[Met Performance] CID:124820



Aida
Metropolitan Opera House, Mon, January 23, 1939









Review 1:

Review of Oscar Thompson in the New York Sun

Pandemonium among the standees behind the brass rail attended the return of Beniamino Gigli to the Metropolitan Opera last night after an absence of seven seasons. There was plenty of enthusiasm elsewhere in the audience chamber, but of a less hysterical kind. A poll of the Monday night subscribers might have yielded a considerable variety of opinion as to whether all this show of excitement was justified by the essential qualities of the performance. There might even have been a certain cynicism about the nature of the more violent handicapping and the accompanying shouts of ''bravo." It is quite enough, however, to accept the testimony of the ears and record for the tenor a triumphant re-entry.

Mr. Gigli's reappearance on the stage, where he had been a favorite for twelve years, from December, 1920, to the spring of 1932 was made as Radames in Verdi's "Aida," a role he had never sung at the Metropolitan and a fairly recent addition to his repertory. His chief companions in last night's cast were Elisabeth Rethberg, Bruna Castagna, Carlo Tagliabue, Nicolo Moscona and Norman Cordon, all familiar in the parts entrusted to them.

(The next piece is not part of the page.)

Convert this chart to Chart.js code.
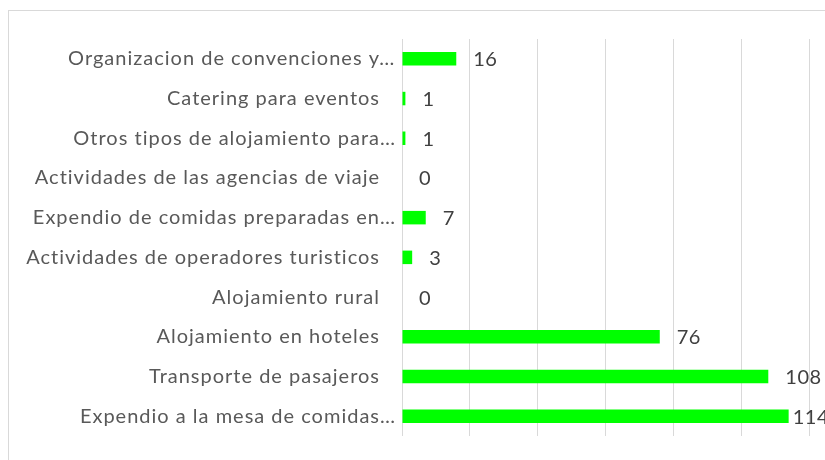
<!DOCTYPE html>
<html>
<head>
<meta charset="utf-8">
<script src="https://cdn.jsdelivr.net/npm/chart.js@4"></script>
<style>
  html, body { margin: 0; padding: 0; background: #fff; overflow: hidden; }
  #box {
    position: absolute; left: 8px; top: 10px;
    width: 840px; height: 470px;
    border: 1px solid #d9d9d9; background: #fff;
  }
  #wrap { position: absolute; left: 0; top: 0; width: 816px; height: 449px; }
</style>
</head>
<body>
<div id="box">
  <div id="wrap"><canvas id="chart"></canvas></div>
</div>
<script>
// Categories top to bottom, as in the picture
var categories = [
  'Organizacion de convenciones y\u2026',
  'Catering para eventos',
  'Otros tipos de alojamiento para\u2026',
  'Actividades de las agencias de viaje',
  'Expendio de comidas preparadas en\u2026',
  'Actividades de operadores turisticos',
  'Alojamiento rural',
  'Alojamiento en hoteles',
  'Transporte de pasajeros',
  'Expendio a la mesa de comidas\u2026'
];
var values = [16, 1, 1, 0, 7, 3, 0, 76, 108, 114];
var xTicks = [0, 20, 40, 60, 80, 100, 120];

var FONT = 'Lato, sans-serif';
var LABEL_SIZE = 20;

// category labels: body right-aligned, the ellipsis hangs past it like in Excel
var categoryLabels = {
  id: 'categoryLabels',
  afterDraw: function(chart) {
    var ctx = chart.ctx;
    var yScale = chart.scales.y;
    var right = chart.chartArea.left - 22;
    ctx.save();
    ctx.font = LABEL_SIZE + 'px ' + FONT;
    ctx.letterSpacing = '1px';
    ctx.fillStyle = '#595959';
    ctx.textBaseline = 'middle';
    ctx.textAlign = 'left';
    categories.forEach(function(label, i) {
      var y = yScale.getPixelForTick(i);
      var body = label.replace(/\u2026$/, '');
      ctx.fillText(label, right - ctx.measureText(body).width, y);
    });
    ctx.restore();
  }
};

// draws the value to the right of each bar, pulled in when it would run off
var valueLabels = {
  id: 'valueLabels',
  afterDatasetsDraw: function(chart) {
    var ctx = chart.ctx;
    var meta = chart.getDatasetMeta(0);
    var limit = chart.chartArea.right + 20;
    ctx.save();
    ctx.font = LABEL_SIZE + 'px ' + FONT;
    ctx.letterSpacing = '0.5px';
    ctx.fillStyle = '#404040';
    ctx.textAlign = 'left';
    ctx.textBaseline = 'middle';
    meta.data.forEach(function(bar, i) {
      var text = String(values[i]);
      var w = ctx.measureText(text).width;
      var x = Math.min(bar.x + 17, limit - w);
      ctx.fillText(text, x, bar.y + 1);
    });
    ctx.restore();
  }
};

var ctx = document.getElementById('chart').getContext('2d');
new Chart(ctx, {
  type: 'bar',
  data: {
    labels: categories,
    datasets: [{
      data: values,
      backgroundColor: '#00ff00',
      borderWidth: 0,
      categoryPercentage: 1,
      barPercentage: 0.34
    }]
  },
  options: {
    indexAxis: 'y',
    responsive: true,
    maintainAspectRatio: false,
    animation: false,
    layout: { padding: { top: 28, right: 16, bottom: 24, left: 0 } },
    plugins: {
      legend: { display: false },
      tooltip: { enabled: false }
    },
    scales: {
      x: {
        min: xTicks[0],
        max: xTicks[xTicks.length - 1],
        afterBuildTicks: function(scale) {
          scale.ticks = xTicks.map(function(v) { return { value: v }; });
        },
        ticks: { display: false },
        border: { display: false },
        grid: { color: '#d9d9d9', lineWidth: 1, drawTicks: false }
      },
      y: {
        afterFit: function(scale) { scale.width = 393; },
        grid: { display: false, drawTicks: false },
        border: { display: false },
        ticks: { display: false }
      }
    }
  },
  plugins: [categoryLabels, valueLabels]
});
</script>
</body>
</html>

The tenor prodigal aside, this was a standardized rather than a brilliant cast. Ettore Panizza conducted and shared with the singers the bows before the curtain. The tenor sang with much fervor and there was evident on the part of his associates a desire to match him in the spirit of the representation. But once the hammer-and-tongs intensity of the performance is conceded-the ensembles in particular having more than their everyday dramatic impact -there are to be faced a multitude of issues having to do with the vocal artistry of this performance.

It must be said frankly that Mr. Gigli's is not a Radames voice. It remains the voice for "Una Furtiva Lagrima" rather than for "Celeste Aida." The singer began last night's performance by pumping and pounding out the notes of that air and he pumped and pounded through much of the evening thereafter. There were some seductive phrases in the Nile scene and again in the duet with Amneris in the last act. But it was only occasionally that his hard-driven heroics permitted the true and treasured quality of the voice to be heard. Mr. Gigli's is basically an exceptionally good production. Yet his singing was characterized by almost every vice of style that can be charged against an artist-he scooped, he sobbed, he aspirated syllables and resorted to the glottis stroke in his attacks. He treated sundry legato phrases as if they were successions of small explosions and in his effort to enlarge his limited top notes he sang them so "open" that they resembled shouts.

Voice of Lyric Beauty.

Yet in spite of the punishment to which the voice was subjected, much of its beauty remained. There are few such voices, the reason for conserving the lyric charm of this one.

Both Mme. Rethberg and Mme. Castagna had difficulties with the pitch. The usually dependable contralto clearly was out of her vocal stride. Still, at considerably less than her best, she contributed a liberal share of the opera's best singing. Of the soprano, it can be said that she recalled other days and other Aidas at moments in the Nile scene and again in the final duet in the tomb. The Amonasro of Mr. Tagliabue recalled nothing in particular, but in the Gilbertian sense did it very well.

Some of the costuming suggested that Verdi's collaborators had been up to their old trick of mixing the babies. Aida at her first entrance could have passed for Azucena in any opera house in the world.